Last Night at the Telegraph Club by Malinda Lo

Written By: Malinda Lo
Published By: Dutton Books for Young Readers in 2021
ISBN: 978-0525555254

Plot Summary: Lily is a Chinese American girl who decides to participate in the 1950 Miss Chinatown Pageant even though it is kind of racist. Lily starts her senior year of high school and has the big dream of going to space even though no Asian American Woman has done it before. Lily goes to a drugstore late at night where she finds a novel that depicts a love story between two women which she hasn't been exposed to before. Lily notices that her friend Kath (Kathleen Miller) has shown an interest in her as she also wants to go into a male dominated profession of being a pilot. Kath introudces Lily to the Telegraph Club which is a place for lesbians.  The club gets raided and Kath ends up in jail while Lily is able to get away. Lily ends up running away from her home as she is not accepted but Lily's Aunt Judy finds her and tries to make life go back to normal. Around a year later, Lily and Kath find each other and profess their love while they are going their separate ways as Kath is fixing planes and Lily is going to college at UCLA. 

Critical Analysis: This book is an adventure that shows glimpses of the love story that will grow throughout the beginning of the book. Lily takes her time to find out her true self and once she is able to accept who she is, she starts to explore more of what that means for her in her life. Lily becomes honest with herself and others and it allows her to grow as a person. There is also a lot of interactions with the characters who talk about what it means to be a "good" Chinese American citizen and how they need to stay under the radar and not make waves for their own safety. Lily goes through the deeply hard struggle of trying to balance her belonging to her family while also becoming the person that she is meant to be. 
Review: Kirkus Book Reviews

Finally, the intersectional, lesbian, historical teen novel so many readers have been waiting for.
Lily Hu has spent all her life in San Francisco’s Chinatown, keeping mostly to her Chinese American community both in and out of school. As she makes her way through her teen years in the 1950s, she starts growing apart from her childhood friends as her passion for rockets and space exploration grows—along with her curiosity about a few blocks in the city that her parents have warned her to avoid. A budding relationship develops with her first White friend, Kathleen, and together they sneak out to the Telegraph Club lesbian bar, where they begin to explore their sexuality as well as their relationship to each other. Lo’s lovely, realistic, and queer-positive tale is a slow burn, following Lily’s own gradual realization of her sexuality while she learns how to code-switch between being ostensibly heterosexual Chinatown Lily and lesbian Telegraph Bar Lily. In this meticulously researched title, Lo skillfully layers rich details, such as how Lily has to deal with microaggressions from gay and straight women alike and how all of Chinatown has to be careful of the insidious threat of McCarthyism.
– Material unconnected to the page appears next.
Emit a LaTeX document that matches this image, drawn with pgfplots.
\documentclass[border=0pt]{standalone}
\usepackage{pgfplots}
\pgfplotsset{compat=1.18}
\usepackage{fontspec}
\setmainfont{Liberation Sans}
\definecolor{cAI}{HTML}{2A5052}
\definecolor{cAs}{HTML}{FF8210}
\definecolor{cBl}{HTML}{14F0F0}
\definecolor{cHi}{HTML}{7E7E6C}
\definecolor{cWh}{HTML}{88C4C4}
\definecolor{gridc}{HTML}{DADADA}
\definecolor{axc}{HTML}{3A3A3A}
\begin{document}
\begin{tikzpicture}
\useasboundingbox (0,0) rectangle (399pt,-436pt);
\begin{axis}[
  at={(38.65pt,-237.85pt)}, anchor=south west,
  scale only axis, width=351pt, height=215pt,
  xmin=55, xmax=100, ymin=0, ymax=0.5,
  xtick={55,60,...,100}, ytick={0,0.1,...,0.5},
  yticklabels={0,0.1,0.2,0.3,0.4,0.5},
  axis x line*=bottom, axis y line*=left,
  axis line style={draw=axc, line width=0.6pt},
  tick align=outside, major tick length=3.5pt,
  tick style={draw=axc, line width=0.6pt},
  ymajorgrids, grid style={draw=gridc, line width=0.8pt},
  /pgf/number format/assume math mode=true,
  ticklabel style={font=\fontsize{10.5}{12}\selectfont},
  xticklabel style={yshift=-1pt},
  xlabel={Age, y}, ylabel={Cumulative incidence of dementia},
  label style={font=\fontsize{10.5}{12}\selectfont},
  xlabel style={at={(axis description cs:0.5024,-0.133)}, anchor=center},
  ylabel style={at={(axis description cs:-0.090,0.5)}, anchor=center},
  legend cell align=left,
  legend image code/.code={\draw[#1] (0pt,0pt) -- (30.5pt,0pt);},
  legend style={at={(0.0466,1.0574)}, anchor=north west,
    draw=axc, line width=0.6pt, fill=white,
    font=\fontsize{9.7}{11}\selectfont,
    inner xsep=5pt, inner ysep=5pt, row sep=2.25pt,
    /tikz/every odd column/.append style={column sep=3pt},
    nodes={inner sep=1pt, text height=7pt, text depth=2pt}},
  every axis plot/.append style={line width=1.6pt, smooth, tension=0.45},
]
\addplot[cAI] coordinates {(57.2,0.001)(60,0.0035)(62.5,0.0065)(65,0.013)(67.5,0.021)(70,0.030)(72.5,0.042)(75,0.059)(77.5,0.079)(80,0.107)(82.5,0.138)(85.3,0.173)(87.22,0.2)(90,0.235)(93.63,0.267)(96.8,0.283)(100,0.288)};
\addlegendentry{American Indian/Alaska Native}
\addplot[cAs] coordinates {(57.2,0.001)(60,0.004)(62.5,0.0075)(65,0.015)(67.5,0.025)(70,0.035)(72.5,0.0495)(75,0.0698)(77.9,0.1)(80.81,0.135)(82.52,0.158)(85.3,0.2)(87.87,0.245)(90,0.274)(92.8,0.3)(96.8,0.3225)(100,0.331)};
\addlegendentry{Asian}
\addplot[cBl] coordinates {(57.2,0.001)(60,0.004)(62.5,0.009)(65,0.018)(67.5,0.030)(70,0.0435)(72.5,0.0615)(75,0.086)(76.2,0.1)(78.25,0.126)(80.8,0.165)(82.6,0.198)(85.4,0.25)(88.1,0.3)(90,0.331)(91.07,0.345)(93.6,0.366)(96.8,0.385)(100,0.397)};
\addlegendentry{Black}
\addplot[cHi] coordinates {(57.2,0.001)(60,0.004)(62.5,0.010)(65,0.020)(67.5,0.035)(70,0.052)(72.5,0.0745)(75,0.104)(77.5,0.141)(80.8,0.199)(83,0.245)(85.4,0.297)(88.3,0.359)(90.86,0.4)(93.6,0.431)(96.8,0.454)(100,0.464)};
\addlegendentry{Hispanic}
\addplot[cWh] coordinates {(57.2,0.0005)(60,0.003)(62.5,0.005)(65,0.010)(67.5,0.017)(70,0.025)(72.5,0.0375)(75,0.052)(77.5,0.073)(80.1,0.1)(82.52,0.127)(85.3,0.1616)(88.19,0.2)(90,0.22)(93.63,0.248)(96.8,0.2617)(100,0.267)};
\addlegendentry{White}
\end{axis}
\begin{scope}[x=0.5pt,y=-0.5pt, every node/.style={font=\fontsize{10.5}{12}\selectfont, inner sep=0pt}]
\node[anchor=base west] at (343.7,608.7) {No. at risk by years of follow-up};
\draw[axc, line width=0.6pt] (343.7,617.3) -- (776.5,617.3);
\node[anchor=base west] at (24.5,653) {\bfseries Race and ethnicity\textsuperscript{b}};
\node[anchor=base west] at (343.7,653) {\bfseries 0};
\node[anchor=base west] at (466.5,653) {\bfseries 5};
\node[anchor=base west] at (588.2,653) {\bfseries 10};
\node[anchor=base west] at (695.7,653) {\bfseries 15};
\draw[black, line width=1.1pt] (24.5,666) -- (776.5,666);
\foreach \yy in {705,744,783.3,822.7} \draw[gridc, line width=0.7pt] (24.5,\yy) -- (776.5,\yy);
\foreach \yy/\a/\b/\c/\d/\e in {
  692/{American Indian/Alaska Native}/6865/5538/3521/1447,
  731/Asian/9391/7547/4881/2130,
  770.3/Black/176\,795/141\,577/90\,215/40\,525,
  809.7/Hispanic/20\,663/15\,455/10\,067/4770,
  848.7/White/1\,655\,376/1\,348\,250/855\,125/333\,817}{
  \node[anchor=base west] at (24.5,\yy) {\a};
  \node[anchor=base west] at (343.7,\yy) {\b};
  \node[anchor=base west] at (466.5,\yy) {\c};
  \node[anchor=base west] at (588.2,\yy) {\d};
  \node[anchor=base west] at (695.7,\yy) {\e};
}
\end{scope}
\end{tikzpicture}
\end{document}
Actual events, such as Madame Chiang Kai-shek’s 1943 visit to San Francisco, form a backdrop to this story of a journey toward finding one’s authentic self.

Beautifully written historical fiction about giddy, queer first love. (author’s note) (Historical romance. 14-18)

Connections: Students can research the history of intersectionality and how it still is a major talking point and issue in our society today. Finding out how people of different races and genders have navigated the path and help set the road for people today can help open student's minds to the world around them and how things aren't always what they seem.